Ostthüringer Zeitung (Zeulenroda-Triebes)
Experten gegen Meldepflicht bei mangelnder Fahrtauglichkeit im Alter
Ärzte hätten jetzt schon ausreichend Möglichkeiten, Senioren mit Leistungseinbußen aus dem Verkehr zu ziehen
Goslar. Automobilverbände haben sich gegen eine Meldepflicht von fahrungeeigneten Personen durch Ärzte ausgesprochen. Es gebe bereits in Ausnahmefällen Möglichkeiten für Ärzte, Hinweise an Fahrerlaubnisbehörden weiterzugeben, so der Automobilclub von Deutschland (AVD) vor dem Verkehrsgerichtstag. Der AVD betonte, dass es sich um ein sensibles Thema handele, „das in einer alternden Gesellschaft an Relevanz gewinnt“.
Der Automobilclub ist somit gegen eine Änderung der bisherigen Rechtspraxis. Er befürwortete allerdings die Förderung regelmäßiger freiwilliger Seh- und Reaktionstests oder auch Pkw-sicherheitstrainings.
Deren Ergebnisse müssten allerdings vertraulich bleiben, teilte der AVD mit.
Gebe es eine Meldepflicht, könnte das Vertrauen zwischen Patient und Arzt belastet werden, befürchten Experten. Die Gefahr bestehe, dass Menschen mit Leistungseinbußen erst gar keinen Arztbesuch mehr einplanen.

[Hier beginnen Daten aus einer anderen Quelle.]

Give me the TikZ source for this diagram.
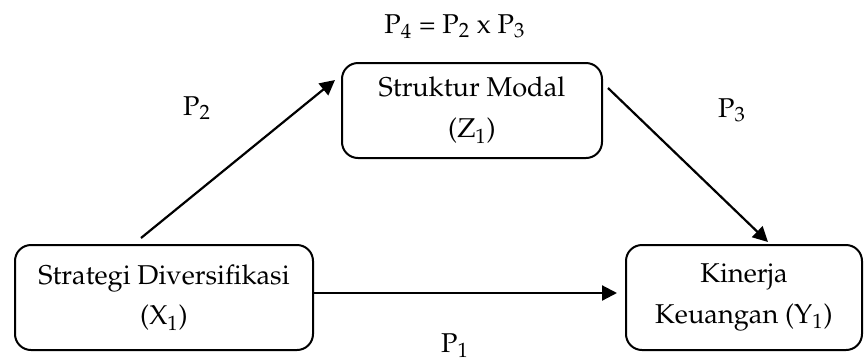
\documentclass[tikz,border=0pt]{standalone}
\usepackage[T1]{fontenc}
\usepackage{mathpazo}
\usetikzlibrary{arrows.meta}
\tikzset{
  box/.style={draw, line width=1pt, rounded corners=8pt, align=center, inner sep=0pt,
    font=\fontsize{13.6pt}{20.5pt}\selectfont},
  lab/.style={inner sep=0pt, font=\fontsize{13.6pt}{16pt}\selectfont},
  arr/.style={line width=1.1pt, -{Triangle[length=7.5pt,width=7.5pt]}}
}
\begin{document}
\begin{tikzpicture}[x=0.5pt,y=-0.5pt]
\useasboundingbox (0,0) rectangle (864,361);
\node[box, minimum width=149pt, minimum height=52.5pt] (X) at (164,297.5) {Strategi Diversifikasi\\(X$_1$)};
\node[box, minimum width=118pt, minimum height=52.5pt] (Y) at (744,297.5) {Kinerja\\Keuangan (Y$_1$)};
\node[box, minimum width=130pt, minimum height=47.5pt] (Z) at (472,110.5) {Struktur Modal\\(Z$_1$)};
\coordinate (p2s) at (141,238);
\coordinate (p2e) at (335,80);
\coordinate (p3s) at (608,88);
\coordinate (p3e) at (768,242);
\coordinate (p1s) at (313,293);
\coordinate (p1e) at (617,293);
\draw[arr] (p2s) -- (p2e);
\draw[arr] (p3s) -- (p3e);
\draw[arr] (p1s) -- (p1e);
\node[lab, anchor=base] (l4) at (455,33) {P$_4$ = P$_2$ x P$_3$};
\node[lab, anchor=base] (l2) at (197,115) {P$_2$};
\node[lab, anchor=base] (l3) at (732,117) {P$_3$};
\node[lab, anchor=base] (l1) at (455,352) {P$_1$};
\end{tikzpicture}
\end{document}
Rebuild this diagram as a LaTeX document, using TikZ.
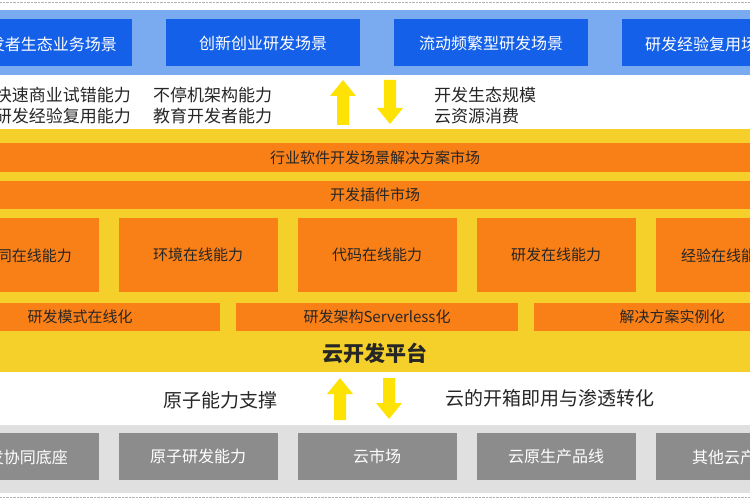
\documentclass[tikz,border=0pt]{standalone}
\usepackage{fontspec}
\setmainfont{Noto Sans CJK SC}
\begin{document}
\begin{tikzpicture}[x=1pt,y=-1pt,
  blue/.style={fill=bb,draw=none,text=white,font=\fontsize{16}{16}\selectfont},
  org/.style={fill=oo,draw=none,text=black!85,font=\fontsize{15}{15}\selectfont},
  gry/.style={fill=black!45,draw=none,text=white,font=\fontsize{16}{16}\selectfont},
  lbl/.style={text=black!85,font=\fontsize{17}{21}\selectfont,align=left,inner sep=0},
  arr/.style={fill=yellow!85!orange,draw=none}]
\definecolor{bb}{HTML}{1560E8}
\definecolor{oo}{HTML}{F97F17}
\definecolor{yy}{HTML}{F5D02A}
\definecolor{lb}{HTML}{7AAAF0}
\useasboundingbox (0,0) rectangle (750,500);
\clip (0,0) rectangle (750,500);
\fill[white] (0,0) rectangle (750,500);
\draw[black!30,densely dotted] (0,2) -- (750,2) (0,497) -- (750,497);
% top band
\fill[lb] (0,10) rectangle (750,75);
\node[blue,minimum width=194,minimum height=47] (t1) at (35,43) {};
\node[blue,anchor=east,inner sep=0,fill=none] (t1t) at (117,44) {开发者生态业务场景};
\node[blue,minimum width=194,minimum height=47] (t2) at (263,43) {创新创业研发场景};
\node[blue,minimum width=194,minimum height=47] (t3) at (491,43) {流动频繁型研发场景};
\node[blue,minimum width=194,minimum height=47] (t4) at (719,43) {};
\node[blue,anchor=west,inner sep=0,fill=none] (t4t) at (645,44) {研发经验复用场景};
% white labels
\node[lbl,anchor=east] (l1) at (131,106) {快速商业试错能力\\研发经验复用能力};
\node[lbl,anchor=west] (l2) at (153,106) {不停机架构能力\\教育开发者能力};
\node[lbl,anchor=west] (l3) at (434,106) {开发生态规模\\云资源消费};
\fill[arr] (343,80) -- (356,96) -- (349,96) -- (349,125) -- (337,125) -- (337,96) -- (330,96) -- cycle;
\fill[arr] (384,80) -- (396,80) -- (396,108) -- (403,108) -- (390,124) -- (377,108) -- (384,108) -- cycle;
% yellow band
\fill[yy] (0,129) rectangle (750,372);
\node[org,minimum width=760,minimum height=29] (b1) at (375,158) {行业软件开发场景解决方案市场};
\node[org,minimum width=760,minimum height=28] (b2) at (375,195) {开发插件市场};
\node[org,minimum width=159,minimum height=74] (c1) at (19,255) {};
\node[org,anchor=east,inner sep=0,fill=none] (c1t) at (72,256) {协同在线能力};
\foreach \x/\t [count=\i from 2] in {198/环境在线能力,377/代码在线能力,556/研发在线能力}
  \node[org,minimum width=159,minimum height=74] (c\i) at (\x,255) {\t};
\node[org,minimum width=159,minimum height=74] (c5) at (735,255) {};
\node[org,anchor=west,inner sep=0,fill=none] (c5t) at (681,256) {经验在线能力};
\node[org,minimum width=240,minimum height=28] (d1) at (100,317) {};
\node[org,inner sep=0,fill=none] (d1t) at (80,317) {研发模式在线化};
\node[org,minimum width=282,minimum height=28] (d2) at (377,317) {研发架构Serverless化};
\node[org,minimum width=240,minimum height=28] (d3) at (654,317) {};
\node[org,inner sep=0,fill=none] (d3t) at (672,317) {解决方案实例化};
\node[text=black!85,font=\fontsize{21}{21}\selectfont\bfseries] (p) at (375,353) {云开发平台};
% middle white
\node[lbl,font=\fontsize{19}{19}\selectfont] (m1) at (220,400) {原子能力支撑};
\node[lbl,font=\fontsize{19}{19}\selectfont] (m2) at (550,398) {云的开箱即用与渗透转化};
\fill[arr] (340,378) -- (353,394) -- (346,394) -- (346,420) -- (334,420) -- (334,394) -- (327,394) -- cycle;
\fill[arr] (383,378) -- (395,378) -- (395,403) -- (402,403) -- (389,419) -- (376,403) -- (383,403) -- cycle;
% bottom band
\fill[black!12] (0,425) rectangle (750,493);
\node[gry,minimum width=159,minimum height=47] (g1) at (19,456) {};
\node[gry,anchor=east,inner sep=0,fill=none] (g1t) at (68,457) {研发协同底座};
\foreach \x/\t [count=\i from 2] in {198/原子研发能力,377/云市场,556/云原生产品线}
  \node[gry,minimum width=159,minimum height=47] (g\i) at (\x,456) {\t};
\node[gry,minimum width=159,minimum height=47] (g5) at (735,456) {};
\node[gry,anchor=west,inner sep=0,fill=none] (g5t) at (692,457) {其他云产品};
\end{tikzpicture}
\end{document}
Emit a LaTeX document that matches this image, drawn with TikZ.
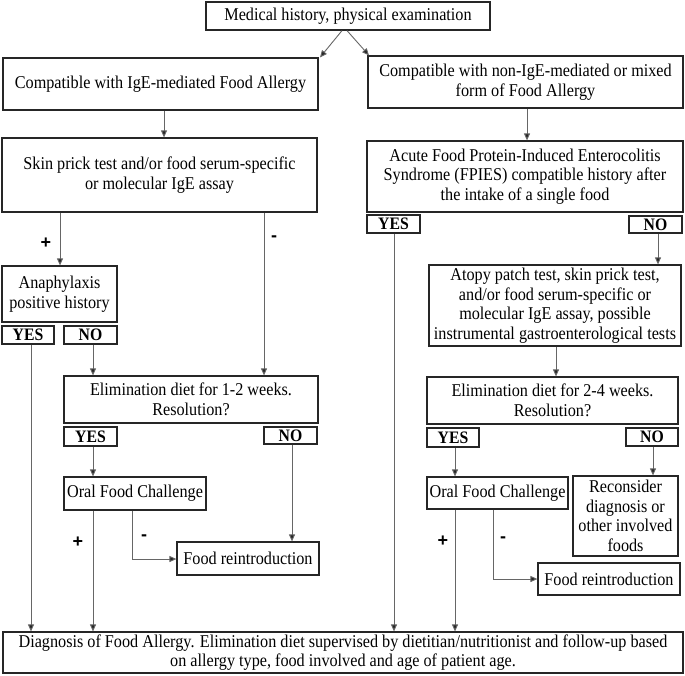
\documentclass[tikz,border=0pt]{standalone}
\usepackage{fontspec}
\setmainfont{Liberation Serif}[FakeStretch=0.9]
\newfontfamily\labfont{Liberation Sans}
\usetikzlibrary{arrows.meta}
\begin{document}
\begin{tikzpicture}[x=1pt,y=-1pt,
  box/.style={draw=black!85, line width=1.2pt, inner sep=0pt, align=center,
    font=\fontsize{18}{19.5}\selectfont, text=black},
  yn/.style={box, font=\fontsize{17.5}{17.5}\selectfont\bfseries},
  conn/.style={draw=black!60, line width=0.9pt},
  arr/.style={conn, -{Triangle[length=7pt,width=6pt,fill=black!85]}},
  sign/.style={font=\labfont\bfseries\fontsize{18}{18}\selectfont, inner sep=0pt}]
\useasboundingbox (0,0) rectangle (685,675);
% boxes
\node[box, minimum width=284pt, minimum height=28pt] (top) at (348,16) {Medical history, physical examination};
\node[box, minimum width=315pt, minimum height=52pt] (lone) at (160.5,84) {Compatible with IgE-mediated Food Allergy};
\node[box, minimum width=315pt, minimum height=52pt] (rone) at (525.5,82) {Compatible with non-IgE-mediated or mixed\\form of Food Allergy};
\node[box, minimum width=315pt, minimum height=74pt] (skin) at (159.5,175) {Skin prick test and/or food serum-specific\\or molecular IgE assay};
\node[box, minimum width=316pt, minimum height=71pt] (fpies) at (525,176.5) {Acute Food Protein-Induced Enterocolitis\\Syndrome (FPIES) compatible history after\\the intake of a single food};
\node[yn, minimum width=53pt, minimum height=18pt] (fyes) at (393.5,224) {YES};
\node[yn, minimum width=53pt, minimum height=17pt] (fno) at (655.5,224.5) {NO};
\node[box, minimum width=252pt, minimum height=81pt] (atopy) at (555,305.5) {Atopy patch test, skin prick test,\\and/or food serum-specific or\\molecular IgE assay, possible\\instrumental gastroenterological tests};
\node[box, minimum width=115pt, minimum height=56pt] (anaph) at (59.5,294) {Anaphylaxis\\positive history};
\node[yn, minimum width=52pt, minimum height=18pt] (ayes) at (28,335) {YES};
\node[yn, minimum width=53pt, minimum height=18pt] (ano) at (90.5,335) {NO};
\node[box, minimum width=254pt, minimum height=47pt] (elimone) at (191,399.5) {Elimination diet for 1-2 weeks.\\Resolution?};
\node[yn, minimum width=53pt, minimum height=19pt] (eoyes) at (90.5,436.5) {YES};
\node[yn, minimum width=53pt, minimum height=17pt] (eono) at (290.5,435.5) {NO};
\node[box, minimum width=142pt, minimum height=33pt] (ofcone) at (135,493.5) {Oral Food Challenge};
\node[box, minimum width=142pt, minimum height=33pt] (frone) at (248,558.5) {Food reintroduction};
\node[box, minimum width=251pt, minimum height=47pt] (elimtwo) at (552.5,400.5) {Elimination diet for 2-4 weeks.\\Resolution?};
\node[yn, minimum width=52pt, minimum height=19pt] (etyes) at (453,437.5) {YES};
\node[yn, minimum width=52pt, minimum height=18pt] (etno) at (652,437) {NO};
\node[box, minimum width=141pt, minimum height=32pt] (ofctwo) at (497.5,493) {Oral Food Challenge};
\node[box, minimum width=105pt, minimum height=80pt] (recon) at (625.5,516) {Reconsider\\diagnosis or\\other involved\\foods};
\node[box, minimum width=142pt, minimum height=32pt] (frtwo) at (609,579) {Food reintroduction};
\node[box, minimum width=680pt, minimum height=41pt] (final) at (343,652.5) {Diagnosis of Food Allergy. Elimination diet supervised by dietitian/nutritionist and follow-up based\\on allergy type, food involved and age of patient age.};
% connectors
\draw[arr] (top.south -| 342,0) -- (lone.north -| 320,0);
\draw[arr] (top.south -| 347,0) -- (rone.north -| 369,0);
\draw[arr] (lone.south -| 164,0) -- (skin.north -| 164,0);
\draw[arr] (rone.south -| 527,0) -- (fpies.north -| 527,0);
\draw[arr] (skin.south -| 60,0) -- (anaph.north -| 60,0);
\draw[arr] (skin.south -| 264,0) -- (elimone.north -| 264,0);
\draw[arr] (ayes.south -| 31,0) -- (final.north -| 31,0);
\draw[arr] (ano.south -| 93,0) -- (elimone.north -| 93,0);
\draw[arr] (eoyes.south -| 93,0) -- (ofcone.north -| 93,0);
\draw[arr] (eono.south -| 292,0) -- (frone.north -| 292,0);
\draw[arr] (ofcone.south -| 132,0) -- (132,559) -- (frone.west |- 0,559);
\draw[arr] (ofcone.south -| 93,0) -- (final.north -| 93,0);
\draw[arr] (fyes.south -| 394,0) -- (final.north -| 394,0);
\draw[arr] (fno.south -| 658,0) -- (atopy.north -| 658,0);
\draw[arr] (atopy.south -| 556,0) -- (elimtwo.north -| 556,0);
\draw[arr] (etyes.south -| 455,0) -- (ofctwo.north -| 455,0);
\draw[arr] (etno.south -| 653,0) -- (recon.north -| 653,0);
\draw[arr] (ofctwo.south -| 493,0) -- (493,579) -- (frtwo.west |- 0,579);
\draw[arr] (ofctwo.south -| 455,0) -- (final.north -| 455,0);
% signs
\node[sign] (s1) at (46,243) {+};
\node[sign] (s2) at (274,239) {-};
\node[sign] (s3) at (78,542) {+};
\node[sign] (s4) at (144,538) {-};
\node[sign] (s5) at (443,541) {+};
\node[sign] (s6) at (503,540) {-};
\end{tikzpicture}
\end{document}
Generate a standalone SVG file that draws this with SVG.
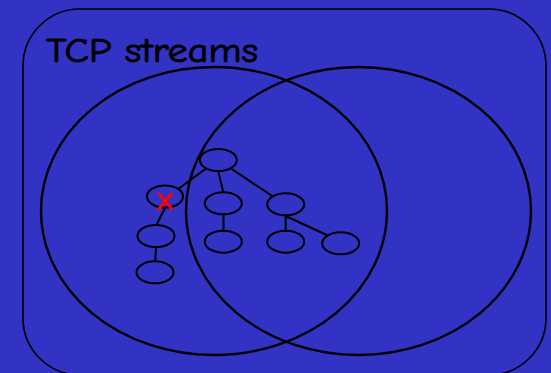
<svg xmlns="http://www.w3.org/2000/svg" width="551" height="373" viewBox="0 0 551 373">
  <style>
    .frame { fill: none; stroke: #000; stroke-width: 1.6; }
    .set { fill: none; stroke: #000; stroke-width: 2.4; }
    .node { fill: none; stroke: #000; stroke-width: 2; }
    .edge { stroke: #000; stroke-width: 2; stroke-linecap: round; }
    .title { font-family: "Comic Neue", "DejaVu Sans", sans-serif; font-size: 34px; fill: #000; stroke: #000; stroke-width: 0.9; }
    .cut { stroke: #ff0000; stroke-width: 3; stroke-linecap: round; }
  </style>
  <rect width="551" height="373" fill="#3232C4"/>

  <rect class="frame" x="23" y="9" width="523" height="366" rx="57" ry="57"/>
  <text class="title" x="46" y="62" textLength="212" lengthAdjust="spacingAndGlyphs">TCP streams</text>

  <ellipse class="set" cx="214" cy="211" rx="173" ry="144"/>
  <ellipse class="set" cx="358.5" cy="211" rx="172.5" ry="144"/>

  <g id="connectors">
    <line class="edge" x1="205" y1="169.3" x2="179.3" y2="188.3"/>
    <line class="edge" x1="218.3" y1="171.5" x2="223.3" y2="192.3"/>
    <line class="edge" x1="232.3" y1="169.3" x2="271.7" y2="195.7"/>
    <line class="edge" x1="165" y1="208" x2="156.7" y2="224.5"/>
    <line class="edge" x1="156" y1="247.3" x2="155.3" y2="261"/>
    <line class="edge" x1="223.5" y1="214.3" x2="223.5" y2="230.7"/>
    <line class="edge" x1="285.7" y1="215.5" x2="285.7" y2="230.7"/>
    <line class="edge" x1="286.7" y1="216.5" x2="326.7" y2="235"/>
  </g>

  <g id="n-root"><ellipse class="node" cx="218.3" cy="160" rx="18.5" ry="11"/></g>
  <g id="n-cut"><ellipse class="node" cx="165" cy="196.5" rx="18" ry="11"/></g>
  <g id="n-left1"><ellipse class="node" cx="156" cy="236" rx="18.5" ry="11"/></g>
  <g id="n-left2"><ellipse class="node" cx="155" cy="272.3" rx="18.5" ry="11"/></g>
  <g id="n-mid1"><ellipse class="node" cx="223.3" cy="203.3" rx="18.5" ry="11"/></g>
  <g id="n-mid2"><ellipse class="node" cx="223.3" cy="241.7" rx="18.5" ry="11"/></g>
  <g id="n-right1"><ellipse class="node" cx="285.7" cy="204.3" rx="18.5" ry="11"/></g>
  <g id="n-right2"><ellipse class="node" cx="285.7" cy="241.7" rx="18.5" ry="11"/></g>
  <g id="n-far"><ellipse class="node" cx="340.7" cy="243.3" rx="18.5" ry="11"/></g>

  <g id="cut-mark">
    <line class="cut" x1="159" y1="194" x2="171.5" y2="208.5"/>
    <line class="cut" x1="171" y1="194" x2="159" y2="209"/>
  </g>
</svg>
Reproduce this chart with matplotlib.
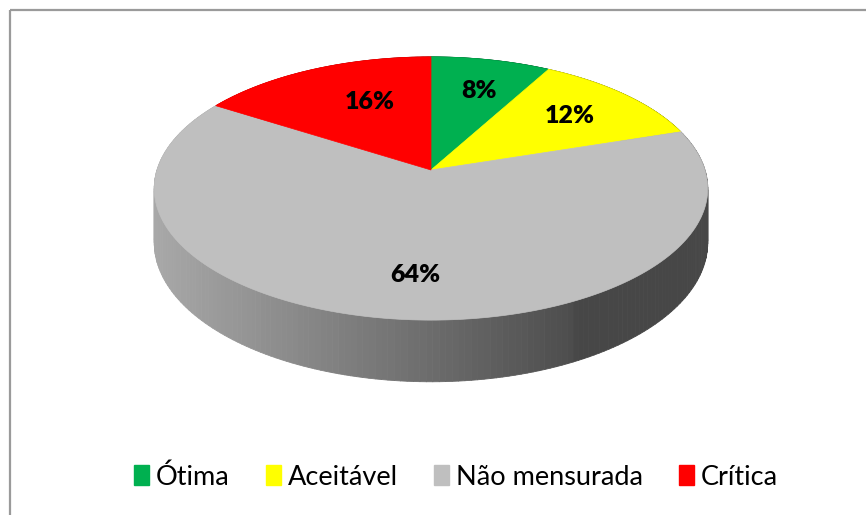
import numpy as np
import matplotlib
matplotlib.use("Agg")
import matplotlib.pyplot as plt
from matplotlib.patches import Polygon, Rectangle, Patch
from matplotlib.collections import PolyCollection
from matplotlib.colors import to_rgb

labels = ["Ótima", "Aceitável", "Não mensurada", "Crítica"]
values = [8, 12, 64, 16]
colors = ["#00B050", "#FFFF00", "#BFBFBF", "#FF0000"]

# layout of the fake 3d pie (pixels)
CX, CY = 431, 170      # apex of the top face
A, B = 274, 129        # horizontal / depth scale
K = -0.1406            # perspective factor
H = 53                 # thickness


def project(x, y, z=0.0):
    # x: right, y: toward viewer, z: down (thickness)
    w = 1 + K * y
    return CX + A * x / w, CY + (B * y + z) / w


def plane(ang, r=1.0):
    # angle measured clockwise from 12 o'clock
    return r * np.sin(ang), -r * np.cos(ang)


fig = plt.figure(figsize=(8.66, 5.15), dpi=100)
ax = fig.add_axes([0, 0, 1, 1])
ax.set_xlim(0, 866)
ax.set_ylim(515, 0)
ax.axis("off")

ax.add_patch(Rectangle((10, 10), 900, 600, fill=False, edgecolor="#9a9a9a", lw=1.6))

fracs = np.array(values) / sum(values)
bounds = np.concatenate([[0], np.cumsum(fracs)]) * 2 * np.pi

# side wall, shaded by screen x
quads, qcols = [], []
for i, c in enumerate(colors):
    base = np.array(to_rgb(c))
    t = np.linspace(bounds[i], bounds[i + 1], 200)
    for a0, a1 in zip(t[:-1], t[1:]):
        x0, y0 = plane(a0)
        x1, y1 = plane(a1)
        p = [project(x0, y0), project(x1, y1), project(x1, y1, H), project(x0, y0, H)]
        quads.append(p)
        sx = (p[0][0] + p[1][0]) / 2
        f = np.interp(sx, [155, 575, 576, 712], [0.88, 0.40, 0.37, 0.37])
        qcols.append(np.clip(base * f, 0, 1))
ax.add_collection(PolyCollection(quads, facecolors=qcols, edgecolors=qcols, lw=0.6))

# top face
for i, c in enumerate(colors):
    t = np.linspace(bounds[i], bounds[i + 1], 200)
    px, py = plane(t)
    pts = [project(0, 0)] + [project(a, b) for a, b in zip(px, py)]
    ax.add_patch(Polygon(pts, closed=True, facecolor=c, edgecolor=c, lw=0.5))

# data labels (radius and small angle nudge per slice)
lab_r = [0.7, 0.7, 0.73, 0.62]
lab_da = [1.6, 0, -3.2, 5.8]
for i, v in enumerate(values):
    mid = (bounds[i] + bounds[i + 1]) / 2 + np.radians(lab_da[i])
    x, y = plane(mid, lab_r[i])
    u, w = project(x, y)
    ax.text(u, w, f"{v}%", ha="center", va="center", fontsize=18,
            fontweight="heavy", family="Lato", color="black")

handles = [Patch(facecolor=c, edgecolor=c) for c in colors]
ax.legend(handles, labels, loc="center", bbox_to_anchor=(456 / 866, 1 - 477 / 515),
          ncol=4, frameon=False, prop={"family": "Lato", "size": 19.5},
          handlelength=0.55, handleheight=0.75, handletextpad=0.25,
          columnspacing=1.35)

fig.savefig("out.png", dpi=100, facecolor="white")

Ohnehin hätten Ärztinnen und Ärzte bereits die Möglichkeit, fahrungeeignete Personen den Behörden zu melden, wenn sie „Gefahr in Verzug“feststellen. Der AVD bezieht sich dabei auf ein Urteil des Bundesgerichtshofes aus dem Jahr 1968. Demnach dürfen Ärzte in Ausnahmefällen die Schweigepflicht
brechen. Dazu müssen sie zuerst den Patienten über seine Erkrankung und die damit verbundenen Gefahren des Autofahrens aufklären.
Untersuchungen zeigten zudem, dass viele ältere Autofahrerinnen und Autofahrer in der Lage seien, auftretende Leistungseinbußen auszugleichen – etwa durch vorsichtigeres Fahren oder Verzicht auf das Fahren bei Dunkelheit oder schlechtem Wetter. „Es überrascht daher nicht, dass Senioren nach der Statistik am Verkehrsunfallgeschehen unterproportional beteiligt sind“, hieß es.
Gemessen an ihrem Bevölkerungsanteil verunglücken Menschen
ab 65 Jahren seltener bei Verkehrsunfällen als jüngere, so die Statistik. Sie sind jedoch überproportional häufig in schwere Verkehrsunfälle verwickelt. So lag ihr Anteil an allen Verunglückten im Jahr 2021 bei 13,9 Prozent. Bei den Verkehrstoten waren es jedoch 33,9 Prozent. Damit gehörte jeder dritte Verkehrstote zu dieser Altersgruppe. Internationale Studien weisen zudem darauf hin, dass das Alter allein kein erhöhtes Unfallrisiko bedeutet.
Über das sensible Thema sprechen Fachleute vom 25. bis 27. Januar beim Verkehrsgerichtstag in Goslar. Er zählt zu den wichtigsten Treffs für Verkehrssicherheit.